Dataset excerpt
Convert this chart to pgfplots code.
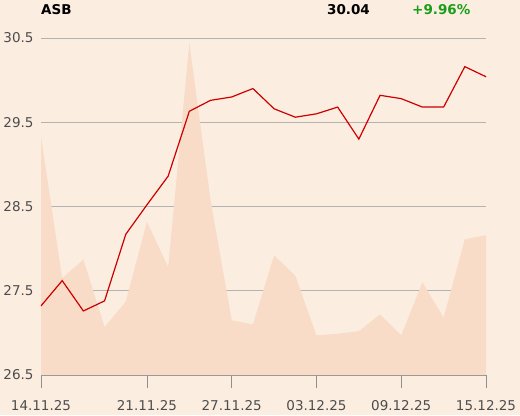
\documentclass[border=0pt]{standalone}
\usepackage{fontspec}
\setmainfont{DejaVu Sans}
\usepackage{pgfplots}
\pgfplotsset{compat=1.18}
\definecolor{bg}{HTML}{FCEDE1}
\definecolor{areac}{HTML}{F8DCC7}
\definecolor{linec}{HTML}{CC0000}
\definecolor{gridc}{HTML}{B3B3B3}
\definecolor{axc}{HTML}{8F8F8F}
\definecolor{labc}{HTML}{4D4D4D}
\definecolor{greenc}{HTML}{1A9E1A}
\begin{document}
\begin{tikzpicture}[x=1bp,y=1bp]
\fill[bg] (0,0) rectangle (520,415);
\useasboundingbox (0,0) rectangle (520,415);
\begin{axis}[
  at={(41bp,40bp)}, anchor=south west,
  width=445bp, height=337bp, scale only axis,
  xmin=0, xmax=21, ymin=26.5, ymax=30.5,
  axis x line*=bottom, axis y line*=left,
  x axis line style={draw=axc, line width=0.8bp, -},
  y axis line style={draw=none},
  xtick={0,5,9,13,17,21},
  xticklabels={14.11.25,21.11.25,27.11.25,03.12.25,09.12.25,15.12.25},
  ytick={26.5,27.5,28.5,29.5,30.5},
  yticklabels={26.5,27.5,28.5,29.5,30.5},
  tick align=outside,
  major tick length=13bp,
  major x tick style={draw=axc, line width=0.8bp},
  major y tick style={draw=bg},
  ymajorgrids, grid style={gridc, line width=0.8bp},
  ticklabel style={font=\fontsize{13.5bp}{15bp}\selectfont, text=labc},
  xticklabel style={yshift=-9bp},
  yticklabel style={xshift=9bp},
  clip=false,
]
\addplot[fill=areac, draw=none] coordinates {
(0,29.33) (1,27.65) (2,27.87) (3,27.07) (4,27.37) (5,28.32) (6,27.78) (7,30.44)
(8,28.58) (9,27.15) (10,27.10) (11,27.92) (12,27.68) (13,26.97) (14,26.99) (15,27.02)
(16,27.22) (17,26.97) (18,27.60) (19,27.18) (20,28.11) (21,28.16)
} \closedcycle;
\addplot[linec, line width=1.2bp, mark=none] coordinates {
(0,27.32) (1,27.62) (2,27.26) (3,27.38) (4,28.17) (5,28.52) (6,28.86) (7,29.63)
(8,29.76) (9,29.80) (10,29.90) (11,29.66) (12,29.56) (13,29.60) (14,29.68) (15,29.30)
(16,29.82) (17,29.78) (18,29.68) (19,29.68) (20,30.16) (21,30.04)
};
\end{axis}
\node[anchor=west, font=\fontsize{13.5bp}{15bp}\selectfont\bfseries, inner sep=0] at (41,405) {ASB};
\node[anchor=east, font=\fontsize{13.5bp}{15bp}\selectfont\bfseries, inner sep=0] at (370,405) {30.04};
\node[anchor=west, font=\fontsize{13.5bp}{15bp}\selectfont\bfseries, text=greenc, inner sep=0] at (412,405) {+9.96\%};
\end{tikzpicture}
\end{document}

Work to do
Every line of the material is to be quoted exactly, with no pictures carried over.

The solution
Convert this chart to pgfplots code.
\documentclass[border=0pt]{standalone}
\usepackage{fontspec}
\setmainfont{DejaVu Sans}
\usepackage{pgfplots}
\pgfplotsset{compat=1.18}
\definecolor{bg}{HTML}{FCEDE1}
\definecolor{areac}{HTML}{F8DCC7}
\definecolor{linec}{HTML}{CC0000}
\definecolor{gridc}{HTML}{B3B3B3}
\definecolor{axc}{HTML}{8F8F8F}
\definecolor{labc}{HTML}{4D4D4D}
\definecolor{greenc}{HTML}{1A9E1A}
\begin{document}
\begin{tikzpicture}[x=1bp,y=1bp]
\fill[bg] (0,0) rectangle (520,415);
\useasboundingbox (0,0) rectangle (520,415);
\begin{axis}[
  at={(41bp,40bp)}, anchor=south west,
  width=445bp, height=337bp, scale only axis,
  xmin=0, xmax=21, ymin=26.5, ymax=30.5,
  axis x line*=bottom, axis y line*=left,
  x axis line style={draw=axc, line width=0.8bp, -},
  y axis line style={draw=none},
  xtick={0,5,9,13,17,21},
  xticklabels={14.11.25,21.11.25,27.11.25,03.12.25,09.12.25,15.12.25},
  ytick={26.5,27.5,28.5,29.5,30.5},
  yticklabels={26.5,27.5,28.5,29.5,30.5},
  tick align=outside,
  major tick length=13bp,
  major x tick style={draw=axc, line width=0.8bp},
  major y tick style={draw=bg},
  ymajorgrids, grid style={gridc, line width=0.8bp},
  ticklabel style={font=\fontsize{13.5bp}{15bp}\selectfont, text=labc},
  xticklabel style={yshift=-9bp},
  yticklabel style={xshift=9bp},
  clip=false,
]
\addplot[fill=areac, draw=none] coordinates {
(0,29.33) (1,27.65) (2,27.87) (3,27.07) (4,27.37) (5,28.32) (6,27.78) (7,30.44)
(8,28.58) (9,27.15) (10,27.10) (11,27.92) (12,27.68) (13,26.97) (14,26.99) (15,27.02)
(16,27.22) (17,26.97) (18,27.60) (19,27.18) (20,28.11) (21,28.16)
} \closedcycle;
\addplot[linec, line width=1.2bp, mark=none] coordinates {
(0,27.32) (1,27.62) (2,27.26) (3,27.38) (4,28.17) (5,28.52) (6,28.86) (7,29.63)
(8,29.76) (9,29.80) (10,29.90) (11,29.66) (12,29.56) (13,29.60) (14,29.68) (15,29.30)
(16,29.82) (17,29.78) (18,29.68) (19,29.68) (20,30.16) (21,30.04)
};
\end{axis}
\node[anchor=west, font=\fontsize{13.5bp}{15bp}\selectfont\bfseries, inner sep=0] at (41,405) {ASB};
\node[anchor=east, font=\fontsize{13.5bp}{15bp}\selectfont\bfseries, inner sep=0] at (370,405) {30.04};
\node[anchor=west, font=\fontsize{13.5bp}{15bp}\selectfont\bfseries, text=greenc, inner sep=0] at (412,405) {+9.96\%};
\end{tikzpicture}
\end{document}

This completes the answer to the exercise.